▸ **Requirement**
Skip the pictures. Reproduce all other material exactly.

▸ **Provided data**
◆ ◆ ◆ ◆ ◆
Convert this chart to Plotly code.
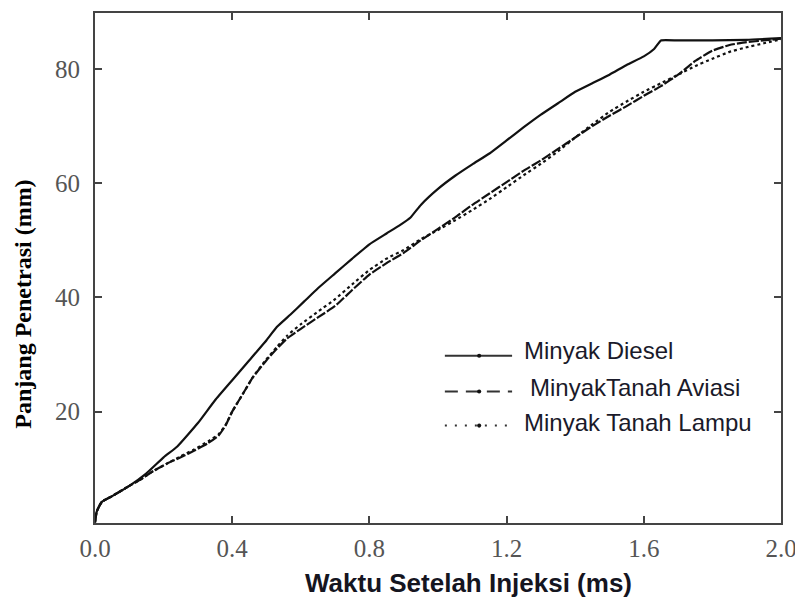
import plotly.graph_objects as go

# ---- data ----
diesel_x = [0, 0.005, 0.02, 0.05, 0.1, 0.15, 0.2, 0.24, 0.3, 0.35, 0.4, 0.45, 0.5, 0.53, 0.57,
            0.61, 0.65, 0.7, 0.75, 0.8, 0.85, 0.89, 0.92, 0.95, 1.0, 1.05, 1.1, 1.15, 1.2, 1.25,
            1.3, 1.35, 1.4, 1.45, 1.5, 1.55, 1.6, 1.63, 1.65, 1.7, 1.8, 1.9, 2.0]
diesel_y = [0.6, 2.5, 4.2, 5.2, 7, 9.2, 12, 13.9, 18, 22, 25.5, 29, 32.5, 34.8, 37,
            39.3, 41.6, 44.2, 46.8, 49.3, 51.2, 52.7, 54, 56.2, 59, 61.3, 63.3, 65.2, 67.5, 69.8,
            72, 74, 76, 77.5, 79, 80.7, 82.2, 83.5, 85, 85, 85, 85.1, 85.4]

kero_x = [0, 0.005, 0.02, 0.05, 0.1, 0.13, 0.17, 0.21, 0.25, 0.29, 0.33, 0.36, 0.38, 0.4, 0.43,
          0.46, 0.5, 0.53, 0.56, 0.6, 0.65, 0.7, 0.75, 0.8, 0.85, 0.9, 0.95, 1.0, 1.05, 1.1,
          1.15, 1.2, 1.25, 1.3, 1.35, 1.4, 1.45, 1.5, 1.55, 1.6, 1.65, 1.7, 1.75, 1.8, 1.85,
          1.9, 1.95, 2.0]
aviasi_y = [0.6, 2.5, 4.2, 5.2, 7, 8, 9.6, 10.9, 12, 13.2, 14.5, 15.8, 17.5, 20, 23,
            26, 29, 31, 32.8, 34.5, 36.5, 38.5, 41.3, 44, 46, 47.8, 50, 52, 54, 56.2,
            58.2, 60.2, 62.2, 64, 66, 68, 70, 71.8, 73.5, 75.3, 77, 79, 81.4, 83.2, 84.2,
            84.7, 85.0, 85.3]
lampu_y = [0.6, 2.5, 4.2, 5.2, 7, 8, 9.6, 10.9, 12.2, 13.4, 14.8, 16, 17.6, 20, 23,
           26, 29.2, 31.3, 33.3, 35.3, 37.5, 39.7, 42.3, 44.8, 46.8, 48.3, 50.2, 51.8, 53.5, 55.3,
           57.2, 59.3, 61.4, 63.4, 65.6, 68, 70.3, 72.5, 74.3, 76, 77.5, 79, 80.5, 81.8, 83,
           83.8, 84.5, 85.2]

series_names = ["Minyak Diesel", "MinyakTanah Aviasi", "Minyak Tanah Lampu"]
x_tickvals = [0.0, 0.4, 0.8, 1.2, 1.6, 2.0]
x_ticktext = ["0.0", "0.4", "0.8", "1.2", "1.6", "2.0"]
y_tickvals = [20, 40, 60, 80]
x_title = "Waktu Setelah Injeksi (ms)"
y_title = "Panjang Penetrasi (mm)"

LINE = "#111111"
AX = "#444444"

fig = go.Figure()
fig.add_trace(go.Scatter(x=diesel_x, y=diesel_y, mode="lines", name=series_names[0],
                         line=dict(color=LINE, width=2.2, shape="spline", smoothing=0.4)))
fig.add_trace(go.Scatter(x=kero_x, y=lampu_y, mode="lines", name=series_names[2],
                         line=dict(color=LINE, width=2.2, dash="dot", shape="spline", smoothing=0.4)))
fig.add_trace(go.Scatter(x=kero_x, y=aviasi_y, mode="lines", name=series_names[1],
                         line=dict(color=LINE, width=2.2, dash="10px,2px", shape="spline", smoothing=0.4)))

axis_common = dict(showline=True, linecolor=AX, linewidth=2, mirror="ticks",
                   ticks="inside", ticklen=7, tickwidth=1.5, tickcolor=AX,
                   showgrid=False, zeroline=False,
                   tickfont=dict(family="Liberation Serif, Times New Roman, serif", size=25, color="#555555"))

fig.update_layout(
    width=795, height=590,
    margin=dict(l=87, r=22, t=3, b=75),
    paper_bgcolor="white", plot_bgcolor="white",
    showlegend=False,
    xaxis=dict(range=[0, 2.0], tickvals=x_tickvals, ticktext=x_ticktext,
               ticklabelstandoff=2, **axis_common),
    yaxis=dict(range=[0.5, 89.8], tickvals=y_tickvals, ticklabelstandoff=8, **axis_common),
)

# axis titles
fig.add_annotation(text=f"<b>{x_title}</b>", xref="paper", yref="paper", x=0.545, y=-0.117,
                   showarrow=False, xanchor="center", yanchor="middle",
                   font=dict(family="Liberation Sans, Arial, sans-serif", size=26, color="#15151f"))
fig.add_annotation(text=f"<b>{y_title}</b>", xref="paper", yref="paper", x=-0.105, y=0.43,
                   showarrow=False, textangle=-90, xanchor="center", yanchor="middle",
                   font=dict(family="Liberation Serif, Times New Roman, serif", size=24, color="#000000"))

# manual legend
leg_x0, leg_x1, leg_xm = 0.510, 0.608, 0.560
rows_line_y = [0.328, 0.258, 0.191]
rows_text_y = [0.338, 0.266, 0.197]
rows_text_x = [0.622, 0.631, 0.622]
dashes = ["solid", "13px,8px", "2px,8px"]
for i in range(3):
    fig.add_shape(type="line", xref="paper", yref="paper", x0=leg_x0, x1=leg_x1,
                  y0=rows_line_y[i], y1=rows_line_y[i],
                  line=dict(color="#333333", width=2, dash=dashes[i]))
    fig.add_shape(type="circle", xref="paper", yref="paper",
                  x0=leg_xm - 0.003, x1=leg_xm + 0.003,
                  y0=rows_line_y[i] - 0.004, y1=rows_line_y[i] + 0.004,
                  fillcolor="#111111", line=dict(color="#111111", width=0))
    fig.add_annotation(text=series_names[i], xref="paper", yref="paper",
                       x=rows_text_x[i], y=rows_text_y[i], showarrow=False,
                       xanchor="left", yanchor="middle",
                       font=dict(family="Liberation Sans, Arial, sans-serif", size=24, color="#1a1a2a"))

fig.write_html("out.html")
◆ ◆ ◆ ◆ ◆
▸ **Result for this exercise**
Convert this chart to Plotly code.
import plotly.graph_objects as go

# ---- data ----
diesel_x = [0, 0.005, 0.02, 0.05, 0.1, 0.15, 0.2, 0.24, 0.3, 0.35, 0.4, 0.45, 0.5, 0.53, 0.57,
            0.61, 0.65, 0.7, 0.75, 0.8, 0.85, 0.89, 0.92, 0.95, 1.0, 1.05, 1.1, 1.15, 1.2, 1.25,
            1.3, 1.35, 1.4, 1.45, 1.5, 1.55, 1.6, 1.63, 1.65, 1.7, 1.8, 1.9, 2.0]
diesel_y = [0.6, 2.5, 4.2, 5.2, 7, 9.2, 12, 13.9, 18, 22, 25.5, 29, 32.5, 34.8, 37,
            39.3, 41.6, 44.2, 46.8, 49.3, 51.2, 52.7, 54, 56.2, 59, 61.3, 63.3, 65.2, 67.5, 69.8,
            72, 74, 76, 77.5, 79, 80.7, 82.2, 83.5, 85, 85, 85, 85.1, 85.4]

kero_x = [0, 0.005, 0.02, 0.05, 0.1, 0.13, 0.17, 0.21, 0.25, 0.29, 0.33, 0.36, 0.38, 0.4, 0.43,
          0.46, 0.5, 0.53, 0.56, 0.6, 0.65, 0.7, 0.75, 0.8, 0.85, 0.9, 0.95, 1.0, 1.05, 1.1,
          1.15, 1.2, 1.25, 1.3, 1.35, 1.4, 1.45, 1.5, 1.55, 1.6, 1.65, 1.7, 1.75, 1.8, 1.85,
          1.9, 1.95, 2.0]
aviasi_y = [0.6, 2.5, 4.2, 5.2, 7, 8, 9.6, 10.9, 12, 13.2, 14.5, 15.8, 17.5, 20, 23,
            26, 29, 31, 32.8, 34.5, 36.5, 38.5, 41.3, 44, 46, 47.8, 50, 52, 54, 56.2,
            58.2, 60.2, 62.2, 64, 66, 68, 70, 71.8, 73.5, 75.3, 77, 79, 81.4, 83.2, 84.2,
            84.7, 85.0, 85.3]
lampu_y = [0.6, 2.5, 4.2, 5.2, 7, 8, 9.6, 10.9, 12.2, 13.4, 14.8, 16, 17.6, 20, 23,
           26, 29.2, 31.3, 33.3, 35.3, 37.5, 39.7, 42.3, 44.8, 46.8, 48.3, 50.2, 51.8, 53.5, 55.3,
           57.2, 59.3, 61.4, 63.4, 65.6, 68, 70.3, 72.5, 74.3, 76, 77.5, 79, 80.5, 81.8, 83,
           83.8, 84.5, 85.2]

series_names = ["Minyak Diesel", "MinyakTanah Aviasi", "Minyak Tanah Lampu"]
x_tickvals = [0.0, 0.4, 0.8, 1.2, 1.6, 2.0]
x_ticktext = ["0.0", "0.4", "0.8", "1.2", "1.6", "2.0"]
y_tickvals = [20, 40, 60, 80]
x_title = "Waktu Setelah Injeksi (ms)"
y_title = "Panjang Penetrasi (mm)"

LINE = "#111111"
AX = "#444444"

fig = go.Figure()
fig.add_trace(go.Scatter(x=diesel_x, y=diesel_y, mode="lines", name=series_names[0],
                         line=dict(color=LINE, width=2.2, shape="spline", smoothing=0.4)))
fig.add_trace(go.Scatter(x=kero_x, y=lampu_y, mode="lines", name=series_names[2],
                         line=dict(color=LINE, width=2.2, dash="dot", shape="spline", smoothing=0.4)))
fig.add_trace(go.Scatter(x=kero_x, y=aviasi_y, mode="lines", name=series_names[1],
                         line=dict(color=LINE, width=2.2, dash="10px,2px", shape="spline", smoothing=0.4)))

axis_common = dict(showline=True, linecolor=AX, linewidth=2, mirror="ticks",
                   ticks="inside", ticklen=7, tickwidth=1.5, tickcolor=AX,
                   showgrid=False, zeroline=False,
                   tickfont=dict(family="Liberation Serif, Times New Roman, serif", size=25, color="#555555"))

fig.update_layout(
    width=795, height=590,
    margin=dict(l=87, r=22, t=3, b=75),
    paper_bgcolor="white", plot_bgcolor="white",
    showlegend=False,
    xaxis=dict(range=[0, 2.0], tickvals=x_tickvals, ticktext=x_ticktext,
               ticklabelstandoff=2, **axis_common),
    yaxis=dict(range=[0.5, 89.8], tickvals=y_tickvals, ticklabelstandoff=8, **axis_common),
)

# axis titles
fig.add_annotation(text=f"<b>{x_title}</b>", xref="paper", yref="paper", x=0.545, y=-0.117,
                   showarrow=False, xanchor="center", yanchor="middle",
                   font=dict(family="Liberation Sans, Arial, sans-serif", size=26, color="#15151f"))
fig.add_annotation(text=f"<b>{y_title}</b>", xref="paper", yref="paper", x=-0.105, y=0.43,
                   showarrow=False, textangle=-90, xanchor="center", yanchor="middle",
                   font=dict(family="Liberation Serif, Times New Roman, serif", size=24, color="#000000"))

# manual legend
leg_x0, leg_x1, leg_xm = 0.510, 0.608, 0.560
rows_line_y = [0.328, 0.258, 0.191]
rows_text_y = [0.338, 0.266, 0.197]
rows_text_x = [0.622, 0.631, 0.622]
dashes = ["solid", "13px,8px", "2px,8px"]
for i in range(3):
    fig.add_shape(type="line", xref="paper", yref="paper", x0=leg_x0, x1=leg_x1,
                  y0=rows_line_y[i], y1=rows_line_y[i],
                  line=dict(color="#333333", width=2, dash=dashes[i]))
    fig.add_shape(type="circle", xref="paper", yref="paper",
                  x0=leg_xm - 0.003, x1=leg_xm + 0.003,
                  y0=rows_line_y[i] - 0.004, y1=rows_line_y[i] + 0.004,
                  fillcolor="#111111", line=dict(color="#111111", width=0))
    fig.add_annotation(text=series_names[i], xref="paper", yref="paper",
                       x=rows_text_x[i], y=rows_text_y[i], showarrow=False,
                       xanchor="left", yanchor="middle",
                       font=dict(family="Liberation Sans, Arial, sans-serif", size=24, color="#1a1a2a"))

fig.write_html("out.html")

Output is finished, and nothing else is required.